My first suggestion would be, let’s think about how to reconstruct the rules of the game and how to reconstruct the institutions that will provide a certain level of global stability. Here I am speaking about the United Nations, Organization for Security and Co-operation in Europe (OSCE), World Bank, International Monetary Fund (IMF), etc. and how to make them work not only on their own interests but on behalf of the most important players, including China and Russia.

The second, I would suggest to form a permanent mechanism for consultations not within the G20 or G7 but within the G3 (the U.S., Russia and China). The dialogue on the key elements of the world stability is badly needed. If it happens, the chances of stabilization of this extremely unpredictable situation increase.

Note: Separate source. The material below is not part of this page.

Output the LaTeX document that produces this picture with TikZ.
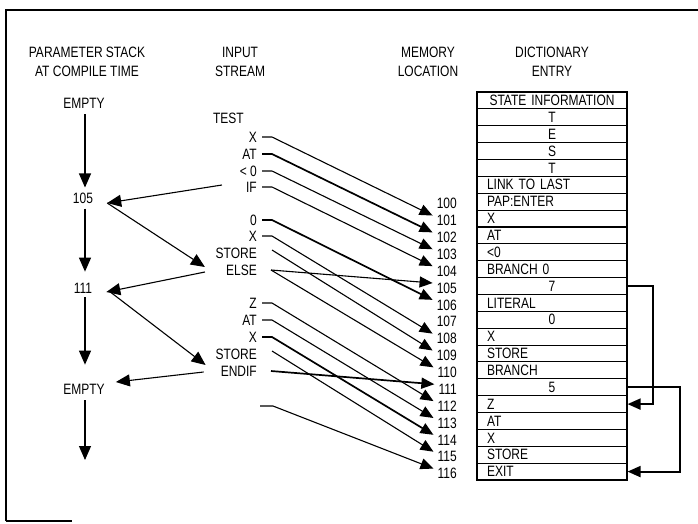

Wolfgang Schussel, former federal chancellor of the Republic of Austria

This is going to be important advice not only for Russia but for all of us, including the U.S. and China: We are currently living in a global village and the idea to return to the old glorious days of the dominance of the past is outdated. The good days are now. The old good days of the U.S., the Soviet Union and China were in fact not that glorious if we compare them with today.

So I would advise everyone to stop the propaganda wars and to stop the arms buildup, which provokes a useless waste of money. Look how the military budgets have risen over the last years: Chinese raised it fourfold in the last 15 years, Saudi Arabia threefold. The Iranians doubled [their budget], Russia almost doubled, the U.S. increased by about 50 percent — that should be stopped.